▶ [MATERIAL FOR THIS EXERCISE]

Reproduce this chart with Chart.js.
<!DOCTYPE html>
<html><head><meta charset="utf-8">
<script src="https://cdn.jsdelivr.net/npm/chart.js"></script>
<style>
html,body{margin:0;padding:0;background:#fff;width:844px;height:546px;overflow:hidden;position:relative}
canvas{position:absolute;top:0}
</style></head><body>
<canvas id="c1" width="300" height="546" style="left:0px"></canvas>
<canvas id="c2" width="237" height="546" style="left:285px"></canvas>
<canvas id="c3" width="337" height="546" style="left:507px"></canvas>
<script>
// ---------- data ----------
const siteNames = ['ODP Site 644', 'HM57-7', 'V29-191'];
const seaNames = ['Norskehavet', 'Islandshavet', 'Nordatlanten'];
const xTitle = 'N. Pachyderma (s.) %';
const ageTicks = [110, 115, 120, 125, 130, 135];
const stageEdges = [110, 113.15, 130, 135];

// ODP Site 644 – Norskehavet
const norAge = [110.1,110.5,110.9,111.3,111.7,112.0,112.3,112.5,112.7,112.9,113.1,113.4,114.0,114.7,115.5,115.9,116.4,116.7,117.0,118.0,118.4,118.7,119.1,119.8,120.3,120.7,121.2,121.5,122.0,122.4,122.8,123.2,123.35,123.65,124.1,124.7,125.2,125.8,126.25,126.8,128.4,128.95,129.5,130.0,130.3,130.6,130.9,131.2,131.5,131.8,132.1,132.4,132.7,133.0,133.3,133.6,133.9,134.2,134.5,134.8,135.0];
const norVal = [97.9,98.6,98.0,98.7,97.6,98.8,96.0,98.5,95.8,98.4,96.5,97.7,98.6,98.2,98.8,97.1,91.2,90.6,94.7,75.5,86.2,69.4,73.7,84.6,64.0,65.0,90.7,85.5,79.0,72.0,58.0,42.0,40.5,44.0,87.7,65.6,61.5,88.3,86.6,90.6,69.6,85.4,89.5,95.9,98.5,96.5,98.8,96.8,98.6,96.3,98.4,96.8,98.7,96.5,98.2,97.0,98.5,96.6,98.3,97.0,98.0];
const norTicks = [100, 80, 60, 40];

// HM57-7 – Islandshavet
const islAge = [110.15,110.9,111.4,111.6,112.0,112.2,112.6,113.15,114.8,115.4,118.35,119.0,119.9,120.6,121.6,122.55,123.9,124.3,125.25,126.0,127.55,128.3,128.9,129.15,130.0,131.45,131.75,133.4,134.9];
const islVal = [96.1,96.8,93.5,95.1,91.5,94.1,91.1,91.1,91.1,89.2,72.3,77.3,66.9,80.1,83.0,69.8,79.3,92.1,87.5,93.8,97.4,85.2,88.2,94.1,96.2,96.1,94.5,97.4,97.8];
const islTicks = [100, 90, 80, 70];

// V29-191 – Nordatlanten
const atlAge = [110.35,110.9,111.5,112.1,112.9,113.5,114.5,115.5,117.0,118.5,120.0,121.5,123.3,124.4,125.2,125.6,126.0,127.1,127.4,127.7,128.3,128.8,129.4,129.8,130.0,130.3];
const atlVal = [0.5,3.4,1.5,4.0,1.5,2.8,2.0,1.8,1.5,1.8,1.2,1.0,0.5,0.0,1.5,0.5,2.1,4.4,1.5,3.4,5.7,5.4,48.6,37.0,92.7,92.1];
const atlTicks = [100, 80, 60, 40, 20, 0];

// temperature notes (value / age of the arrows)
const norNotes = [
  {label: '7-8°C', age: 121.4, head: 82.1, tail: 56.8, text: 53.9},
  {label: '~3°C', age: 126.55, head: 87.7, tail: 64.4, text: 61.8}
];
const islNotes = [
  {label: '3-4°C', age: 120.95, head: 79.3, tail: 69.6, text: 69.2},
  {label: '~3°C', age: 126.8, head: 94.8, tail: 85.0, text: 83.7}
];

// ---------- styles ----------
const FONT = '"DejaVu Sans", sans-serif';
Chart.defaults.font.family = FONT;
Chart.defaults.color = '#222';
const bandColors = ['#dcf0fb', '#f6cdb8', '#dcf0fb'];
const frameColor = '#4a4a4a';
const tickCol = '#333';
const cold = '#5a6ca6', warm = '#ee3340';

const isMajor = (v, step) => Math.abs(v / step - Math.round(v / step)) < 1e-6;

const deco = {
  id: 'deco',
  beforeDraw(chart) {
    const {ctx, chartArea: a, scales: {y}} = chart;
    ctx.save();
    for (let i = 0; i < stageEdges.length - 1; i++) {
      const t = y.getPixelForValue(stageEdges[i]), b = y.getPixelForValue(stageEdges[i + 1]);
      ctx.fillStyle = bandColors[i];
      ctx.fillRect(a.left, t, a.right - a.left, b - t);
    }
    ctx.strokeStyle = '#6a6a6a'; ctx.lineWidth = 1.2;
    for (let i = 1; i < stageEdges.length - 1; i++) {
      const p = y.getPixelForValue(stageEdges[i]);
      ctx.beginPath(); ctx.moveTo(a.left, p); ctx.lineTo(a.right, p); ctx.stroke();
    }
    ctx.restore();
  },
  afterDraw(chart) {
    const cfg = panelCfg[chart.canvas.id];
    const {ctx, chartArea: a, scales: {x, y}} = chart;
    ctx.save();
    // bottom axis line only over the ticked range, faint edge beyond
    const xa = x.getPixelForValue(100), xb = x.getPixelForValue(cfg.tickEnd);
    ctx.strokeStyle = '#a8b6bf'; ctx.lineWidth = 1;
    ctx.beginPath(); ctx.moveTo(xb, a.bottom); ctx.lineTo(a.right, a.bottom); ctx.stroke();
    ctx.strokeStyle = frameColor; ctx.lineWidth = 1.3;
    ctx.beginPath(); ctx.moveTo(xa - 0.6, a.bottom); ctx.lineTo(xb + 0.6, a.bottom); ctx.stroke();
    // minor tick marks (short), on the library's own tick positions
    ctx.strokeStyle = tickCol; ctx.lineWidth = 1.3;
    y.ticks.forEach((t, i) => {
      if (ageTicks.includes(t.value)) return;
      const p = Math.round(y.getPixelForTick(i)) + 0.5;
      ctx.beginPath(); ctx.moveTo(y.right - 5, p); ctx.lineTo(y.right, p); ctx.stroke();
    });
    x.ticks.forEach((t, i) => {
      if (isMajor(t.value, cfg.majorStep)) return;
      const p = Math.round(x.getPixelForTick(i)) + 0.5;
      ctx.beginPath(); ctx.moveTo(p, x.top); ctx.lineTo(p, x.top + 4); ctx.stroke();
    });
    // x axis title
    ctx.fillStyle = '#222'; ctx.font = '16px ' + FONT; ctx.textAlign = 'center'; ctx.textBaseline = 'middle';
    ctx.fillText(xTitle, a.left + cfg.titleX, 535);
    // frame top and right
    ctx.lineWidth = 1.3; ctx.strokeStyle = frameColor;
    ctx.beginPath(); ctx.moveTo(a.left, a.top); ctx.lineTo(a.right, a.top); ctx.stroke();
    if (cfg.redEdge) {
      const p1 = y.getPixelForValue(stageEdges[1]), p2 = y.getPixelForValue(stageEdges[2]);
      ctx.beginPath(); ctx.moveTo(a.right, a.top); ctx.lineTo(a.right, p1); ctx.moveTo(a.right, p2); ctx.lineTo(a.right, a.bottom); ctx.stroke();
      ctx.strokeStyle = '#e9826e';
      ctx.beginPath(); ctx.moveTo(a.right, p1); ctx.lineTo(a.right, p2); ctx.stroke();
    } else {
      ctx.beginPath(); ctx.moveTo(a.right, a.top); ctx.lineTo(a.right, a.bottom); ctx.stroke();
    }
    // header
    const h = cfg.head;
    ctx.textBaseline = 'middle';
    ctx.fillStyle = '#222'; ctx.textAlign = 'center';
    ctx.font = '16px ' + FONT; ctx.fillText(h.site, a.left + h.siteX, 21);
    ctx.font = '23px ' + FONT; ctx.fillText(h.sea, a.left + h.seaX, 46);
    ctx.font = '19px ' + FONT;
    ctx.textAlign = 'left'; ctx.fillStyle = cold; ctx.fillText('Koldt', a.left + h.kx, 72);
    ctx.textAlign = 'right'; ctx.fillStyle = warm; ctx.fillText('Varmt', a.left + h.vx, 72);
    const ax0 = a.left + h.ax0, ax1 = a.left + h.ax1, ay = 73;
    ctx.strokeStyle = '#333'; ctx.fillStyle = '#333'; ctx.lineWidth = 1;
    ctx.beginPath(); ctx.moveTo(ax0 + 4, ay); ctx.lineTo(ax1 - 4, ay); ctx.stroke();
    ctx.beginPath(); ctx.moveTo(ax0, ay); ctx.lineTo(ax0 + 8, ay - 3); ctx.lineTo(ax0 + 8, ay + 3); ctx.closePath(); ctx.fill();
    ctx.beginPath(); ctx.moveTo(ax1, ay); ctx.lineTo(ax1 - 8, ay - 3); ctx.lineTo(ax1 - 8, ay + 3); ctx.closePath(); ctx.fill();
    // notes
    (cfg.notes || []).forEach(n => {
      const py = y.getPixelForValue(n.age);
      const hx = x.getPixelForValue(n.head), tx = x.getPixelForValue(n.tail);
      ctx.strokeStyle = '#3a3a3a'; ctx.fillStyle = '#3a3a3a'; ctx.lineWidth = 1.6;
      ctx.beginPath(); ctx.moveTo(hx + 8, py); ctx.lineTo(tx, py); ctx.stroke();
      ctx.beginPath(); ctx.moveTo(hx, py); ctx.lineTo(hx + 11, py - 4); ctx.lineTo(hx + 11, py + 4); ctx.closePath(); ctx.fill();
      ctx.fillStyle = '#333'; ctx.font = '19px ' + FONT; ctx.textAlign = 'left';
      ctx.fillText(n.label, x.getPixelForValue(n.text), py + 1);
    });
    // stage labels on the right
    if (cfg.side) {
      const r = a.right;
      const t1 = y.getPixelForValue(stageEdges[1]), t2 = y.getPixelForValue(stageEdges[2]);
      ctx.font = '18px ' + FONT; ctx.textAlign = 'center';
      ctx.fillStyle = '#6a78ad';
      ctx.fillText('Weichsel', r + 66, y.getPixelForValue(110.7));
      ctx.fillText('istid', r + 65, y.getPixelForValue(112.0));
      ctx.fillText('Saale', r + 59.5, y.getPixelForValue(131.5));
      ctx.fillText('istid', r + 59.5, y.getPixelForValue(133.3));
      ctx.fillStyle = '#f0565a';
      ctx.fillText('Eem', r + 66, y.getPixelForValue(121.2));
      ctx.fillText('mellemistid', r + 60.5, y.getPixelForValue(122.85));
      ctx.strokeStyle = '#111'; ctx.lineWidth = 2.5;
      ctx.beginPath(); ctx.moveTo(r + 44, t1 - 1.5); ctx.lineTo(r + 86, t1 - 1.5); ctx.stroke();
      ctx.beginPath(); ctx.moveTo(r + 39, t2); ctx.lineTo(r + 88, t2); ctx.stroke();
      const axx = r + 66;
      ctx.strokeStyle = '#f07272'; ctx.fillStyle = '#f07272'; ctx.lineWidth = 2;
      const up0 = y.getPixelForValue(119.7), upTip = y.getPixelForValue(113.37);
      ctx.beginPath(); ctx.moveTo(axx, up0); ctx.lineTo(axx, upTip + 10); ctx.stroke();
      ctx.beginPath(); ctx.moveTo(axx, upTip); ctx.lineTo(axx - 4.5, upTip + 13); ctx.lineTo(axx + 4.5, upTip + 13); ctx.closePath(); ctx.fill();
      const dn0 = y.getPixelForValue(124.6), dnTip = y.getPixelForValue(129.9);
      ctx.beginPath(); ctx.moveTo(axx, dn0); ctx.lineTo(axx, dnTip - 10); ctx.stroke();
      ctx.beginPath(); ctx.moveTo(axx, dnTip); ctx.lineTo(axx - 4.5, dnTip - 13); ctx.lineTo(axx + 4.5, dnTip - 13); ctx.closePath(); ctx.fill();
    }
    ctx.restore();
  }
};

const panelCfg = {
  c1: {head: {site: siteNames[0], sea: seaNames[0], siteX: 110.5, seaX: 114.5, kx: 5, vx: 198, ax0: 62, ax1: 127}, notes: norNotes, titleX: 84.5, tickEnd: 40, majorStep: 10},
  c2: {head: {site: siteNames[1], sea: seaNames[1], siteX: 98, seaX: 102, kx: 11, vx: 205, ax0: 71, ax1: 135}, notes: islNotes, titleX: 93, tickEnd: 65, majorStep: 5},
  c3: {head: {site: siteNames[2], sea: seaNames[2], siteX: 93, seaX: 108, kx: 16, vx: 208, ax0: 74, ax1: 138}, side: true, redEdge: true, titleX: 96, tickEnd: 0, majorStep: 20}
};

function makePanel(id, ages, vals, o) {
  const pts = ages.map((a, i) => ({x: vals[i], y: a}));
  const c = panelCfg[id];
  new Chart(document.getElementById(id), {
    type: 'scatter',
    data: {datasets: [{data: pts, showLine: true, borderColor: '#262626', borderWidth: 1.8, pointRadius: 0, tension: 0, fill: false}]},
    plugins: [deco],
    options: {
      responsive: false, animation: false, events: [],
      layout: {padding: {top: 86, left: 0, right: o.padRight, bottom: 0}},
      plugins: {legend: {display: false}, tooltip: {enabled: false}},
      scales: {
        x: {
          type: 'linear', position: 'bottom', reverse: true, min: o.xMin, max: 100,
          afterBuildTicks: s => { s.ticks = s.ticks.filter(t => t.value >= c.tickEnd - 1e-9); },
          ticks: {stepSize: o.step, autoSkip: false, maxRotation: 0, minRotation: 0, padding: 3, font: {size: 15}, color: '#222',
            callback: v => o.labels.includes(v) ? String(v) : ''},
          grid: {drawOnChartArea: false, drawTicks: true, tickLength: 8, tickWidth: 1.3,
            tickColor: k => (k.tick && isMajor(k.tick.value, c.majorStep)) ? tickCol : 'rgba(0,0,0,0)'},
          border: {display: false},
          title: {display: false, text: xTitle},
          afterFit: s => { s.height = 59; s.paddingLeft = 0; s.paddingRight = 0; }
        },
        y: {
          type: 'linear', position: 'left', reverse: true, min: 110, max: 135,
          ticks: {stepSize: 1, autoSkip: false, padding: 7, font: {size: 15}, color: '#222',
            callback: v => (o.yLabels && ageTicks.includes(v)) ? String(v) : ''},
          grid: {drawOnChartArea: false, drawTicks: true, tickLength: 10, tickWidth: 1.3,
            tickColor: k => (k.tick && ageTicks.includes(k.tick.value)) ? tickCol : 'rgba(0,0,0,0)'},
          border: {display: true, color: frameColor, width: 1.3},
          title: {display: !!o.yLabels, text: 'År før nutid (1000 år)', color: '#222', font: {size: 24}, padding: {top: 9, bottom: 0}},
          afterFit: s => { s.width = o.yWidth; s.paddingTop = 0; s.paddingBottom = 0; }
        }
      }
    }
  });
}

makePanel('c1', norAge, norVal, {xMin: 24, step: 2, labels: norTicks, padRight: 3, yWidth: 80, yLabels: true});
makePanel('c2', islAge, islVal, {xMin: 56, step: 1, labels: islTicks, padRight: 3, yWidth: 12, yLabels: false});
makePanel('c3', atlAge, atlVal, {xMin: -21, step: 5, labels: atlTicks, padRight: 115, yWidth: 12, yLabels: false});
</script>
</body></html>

---

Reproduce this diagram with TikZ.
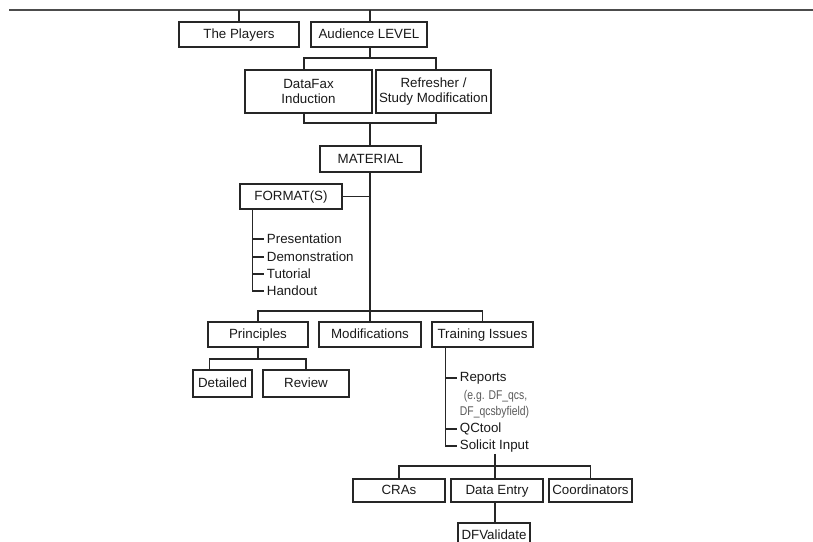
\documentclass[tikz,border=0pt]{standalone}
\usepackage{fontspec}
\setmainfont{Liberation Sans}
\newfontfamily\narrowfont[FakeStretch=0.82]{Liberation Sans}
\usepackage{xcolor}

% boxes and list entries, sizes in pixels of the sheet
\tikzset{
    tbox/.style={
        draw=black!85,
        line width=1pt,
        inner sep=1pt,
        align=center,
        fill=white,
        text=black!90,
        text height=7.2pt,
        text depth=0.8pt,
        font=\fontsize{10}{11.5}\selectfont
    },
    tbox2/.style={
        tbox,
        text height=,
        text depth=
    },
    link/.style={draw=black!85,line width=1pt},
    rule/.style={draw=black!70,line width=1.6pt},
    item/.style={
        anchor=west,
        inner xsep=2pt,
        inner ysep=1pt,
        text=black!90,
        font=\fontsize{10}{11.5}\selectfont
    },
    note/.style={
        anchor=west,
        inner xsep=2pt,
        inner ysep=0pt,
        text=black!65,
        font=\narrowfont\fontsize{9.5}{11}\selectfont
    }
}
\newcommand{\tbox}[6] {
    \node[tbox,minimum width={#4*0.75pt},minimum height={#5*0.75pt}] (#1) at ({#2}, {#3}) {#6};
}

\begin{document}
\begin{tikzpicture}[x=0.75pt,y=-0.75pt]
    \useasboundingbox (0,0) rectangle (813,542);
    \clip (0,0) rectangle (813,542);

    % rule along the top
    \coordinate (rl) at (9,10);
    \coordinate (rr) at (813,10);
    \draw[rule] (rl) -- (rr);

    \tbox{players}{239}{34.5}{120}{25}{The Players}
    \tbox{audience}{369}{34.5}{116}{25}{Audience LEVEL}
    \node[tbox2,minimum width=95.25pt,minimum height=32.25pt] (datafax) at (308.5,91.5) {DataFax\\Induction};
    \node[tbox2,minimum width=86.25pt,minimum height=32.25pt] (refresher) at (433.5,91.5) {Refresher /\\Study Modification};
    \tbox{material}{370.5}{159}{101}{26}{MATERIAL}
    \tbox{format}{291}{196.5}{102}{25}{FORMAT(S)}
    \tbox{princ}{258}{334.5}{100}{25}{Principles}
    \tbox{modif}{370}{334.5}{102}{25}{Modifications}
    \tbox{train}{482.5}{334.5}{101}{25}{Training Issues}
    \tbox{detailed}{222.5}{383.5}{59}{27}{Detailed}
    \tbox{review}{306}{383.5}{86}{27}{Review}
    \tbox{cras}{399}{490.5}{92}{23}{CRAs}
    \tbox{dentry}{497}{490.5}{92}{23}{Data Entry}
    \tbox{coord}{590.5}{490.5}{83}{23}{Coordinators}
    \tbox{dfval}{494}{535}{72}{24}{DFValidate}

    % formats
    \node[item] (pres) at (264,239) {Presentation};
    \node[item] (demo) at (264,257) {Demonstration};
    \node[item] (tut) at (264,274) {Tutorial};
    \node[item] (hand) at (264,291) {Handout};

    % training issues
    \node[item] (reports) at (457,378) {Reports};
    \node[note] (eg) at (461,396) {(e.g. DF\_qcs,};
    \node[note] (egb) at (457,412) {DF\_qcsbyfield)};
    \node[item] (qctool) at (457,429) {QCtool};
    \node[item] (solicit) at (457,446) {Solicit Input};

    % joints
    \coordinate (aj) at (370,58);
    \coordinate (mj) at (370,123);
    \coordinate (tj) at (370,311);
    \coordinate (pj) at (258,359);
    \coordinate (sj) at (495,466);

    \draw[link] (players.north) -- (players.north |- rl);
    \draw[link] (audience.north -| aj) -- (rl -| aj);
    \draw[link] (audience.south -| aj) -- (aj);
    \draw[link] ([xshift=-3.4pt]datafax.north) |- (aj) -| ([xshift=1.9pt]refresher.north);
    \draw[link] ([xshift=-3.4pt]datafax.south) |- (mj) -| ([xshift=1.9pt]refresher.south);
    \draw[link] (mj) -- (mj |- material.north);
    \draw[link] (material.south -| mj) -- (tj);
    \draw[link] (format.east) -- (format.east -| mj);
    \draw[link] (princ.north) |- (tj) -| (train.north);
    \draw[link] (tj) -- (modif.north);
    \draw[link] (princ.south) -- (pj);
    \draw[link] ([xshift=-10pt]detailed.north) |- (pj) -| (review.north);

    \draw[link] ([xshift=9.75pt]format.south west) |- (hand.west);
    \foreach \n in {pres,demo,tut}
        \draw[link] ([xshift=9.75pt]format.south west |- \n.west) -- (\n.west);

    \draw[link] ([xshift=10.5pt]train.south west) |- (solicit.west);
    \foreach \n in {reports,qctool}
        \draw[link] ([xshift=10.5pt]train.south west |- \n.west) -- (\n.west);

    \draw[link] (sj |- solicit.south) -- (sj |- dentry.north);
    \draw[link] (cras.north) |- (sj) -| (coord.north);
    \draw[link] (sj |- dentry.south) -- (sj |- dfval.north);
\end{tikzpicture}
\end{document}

* * *

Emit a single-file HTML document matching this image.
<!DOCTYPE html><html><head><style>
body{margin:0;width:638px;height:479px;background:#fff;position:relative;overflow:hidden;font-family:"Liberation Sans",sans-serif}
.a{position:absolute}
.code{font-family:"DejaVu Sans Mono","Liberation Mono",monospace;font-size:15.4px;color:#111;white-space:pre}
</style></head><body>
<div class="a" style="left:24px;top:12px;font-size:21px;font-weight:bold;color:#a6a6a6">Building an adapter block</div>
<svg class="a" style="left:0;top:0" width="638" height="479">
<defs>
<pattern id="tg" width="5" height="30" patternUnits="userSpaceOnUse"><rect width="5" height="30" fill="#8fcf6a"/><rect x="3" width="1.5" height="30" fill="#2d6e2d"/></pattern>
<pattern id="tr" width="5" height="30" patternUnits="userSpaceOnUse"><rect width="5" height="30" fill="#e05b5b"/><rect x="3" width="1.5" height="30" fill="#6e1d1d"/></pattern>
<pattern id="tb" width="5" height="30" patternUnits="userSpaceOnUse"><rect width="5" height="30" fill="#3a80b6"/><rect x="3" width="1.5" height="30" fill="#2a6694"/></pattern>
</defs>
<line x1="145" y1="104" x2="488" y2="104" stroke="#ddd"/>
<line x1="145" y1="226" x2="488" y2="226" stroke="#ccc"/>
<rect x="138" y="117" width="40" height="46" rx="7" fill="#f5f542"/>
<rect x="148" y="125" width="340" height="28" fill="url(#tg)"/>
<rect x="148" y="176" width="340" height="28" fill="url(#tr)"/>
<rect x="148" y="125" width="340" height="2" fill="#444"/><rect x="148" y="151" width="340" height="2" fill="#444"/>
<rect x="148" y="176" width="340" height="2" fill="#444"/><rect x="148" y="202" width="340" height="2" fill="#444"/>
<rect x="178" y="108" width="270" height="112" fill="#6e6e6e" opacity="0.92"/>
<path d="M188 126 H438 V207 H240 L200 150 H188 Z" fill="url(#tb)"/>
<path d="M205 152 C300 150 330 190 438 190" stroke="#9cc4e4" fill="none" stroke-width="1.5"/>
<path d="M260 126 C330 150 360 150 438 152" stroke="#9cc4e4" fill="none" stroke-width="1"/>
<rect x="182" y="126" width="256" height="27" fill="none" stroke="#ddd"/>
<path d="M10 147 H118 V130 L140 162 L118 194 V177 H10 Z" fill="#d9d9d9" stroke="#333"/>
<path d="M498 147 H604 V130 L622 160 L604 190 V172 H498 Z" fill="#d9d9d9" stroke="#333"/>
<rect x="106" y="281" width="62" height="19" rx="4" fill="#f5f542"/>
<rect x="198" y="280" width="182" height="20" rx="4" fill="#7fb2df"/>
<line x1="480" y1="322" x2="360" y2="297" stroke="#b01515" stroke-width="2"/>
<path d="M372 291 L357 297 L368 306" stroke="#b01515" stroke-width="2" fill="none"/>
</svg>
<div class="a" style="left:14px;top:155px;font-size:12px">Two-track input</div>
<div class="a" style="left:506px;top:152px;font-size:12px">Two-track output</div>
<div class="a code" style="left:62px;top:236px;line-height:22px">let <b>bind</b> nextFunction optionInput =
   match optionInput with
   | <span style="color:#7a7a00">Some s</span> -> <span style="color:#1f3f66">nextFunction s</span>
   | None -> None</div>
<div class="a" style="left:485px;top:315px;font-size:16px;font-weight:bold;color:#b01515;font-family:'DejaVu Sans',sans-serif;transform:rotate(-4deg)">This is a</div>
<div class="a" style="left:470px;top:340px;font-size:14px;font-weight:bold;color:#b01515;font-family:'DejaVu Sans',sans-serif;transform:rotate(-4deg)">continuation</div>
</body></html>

▶ [DIRECTIVE]
Only the lines running from the line with "Reproduce this chart with Chart.js." through the line with "const norTicks = [100, 80, 60, 40];" should be repeated, exactly and with both ends kept.

▶ [RESULT FOR THIS EXERCISE]
Reproduce this chart with Chart.js.
<!DOCTYPE html>
<html><head><meta charset="utf-8">
<script src="https://cdn.jsdelivr.net/npm/chart.js"></script>
<style>
html,body{margin:0;padding:0;background:#fff;width:844px;height:546px;overflow:hidden;position:relative}
canvas{position:absolute;top:0}
</style></head><body>
<canvas id="c1" width="300" height="546" style="left:0px"></canvas>
<canvas id="c2" width="237" height="546" style="left:285px"></canvas>
<canvas id="c3" width="337" height="546" style="left:507px"></canvas>
<script>
// ---------- data ----------
const siteNames = ['ODP Site 644', 'HM57-7', 'V29-191'];
const seaNames = ['Norskehavet', 'Islandshavet', 'Nordatlanten'];
const xTitle = 'N. Pachyderma (s.) %';
const ageTicks = [110, 115, 120, 125, 130, 135];
const stageEdges = [110, 113.15, 130, 135];

// ODP Site 644 – Norskehavet
const norAge = [110.1,110.5,110.9,111.3,111.7,112.0,112.3,112.5,112.7,112.9,113.1,113.4,114.0,114.7,115.5,115.9,116.4,116.7,117.0,118.0,118.4,118.7,119.1,119.8,120.3,120.7,121.2,121.5,122.0,122.4,122.8,123.2,123.35,123.65,124.1,124.7,125.2,125.8,126.25,126.8,128.4,128.95,129.5,130.0,130.3,130.6,130.9,131.2,131.5,131.8,132.1,132.4,132.7,133.0,133.3,133.6,133.9,134.2,134.5,134.8,135.0];
const norVal = [97.9,98.6,98.0,98.7,97.6,98.8,96.0,98.5,95.8,98.4,96.5,97.7,98.6,98.2,98.8,97.1,91.2,90.6,94.7,75.5,86.2,69.4,73.7,84.6,64.0,65.0,90.7,85.5,79.0,72.0,58.0,42.0,40.5,44.0,87.7,65.6,61.5,88.3,86.6,90.6,69.6,85.4,89.5,95.9,98.5,96.5,98.8,96.8,98.6,96.3,98.4,96.8,98.7,96.5,98.2,97.0,98.5,96.6,98.3,97.0,98.0];
const norTicks = [100, 80, 60, 40];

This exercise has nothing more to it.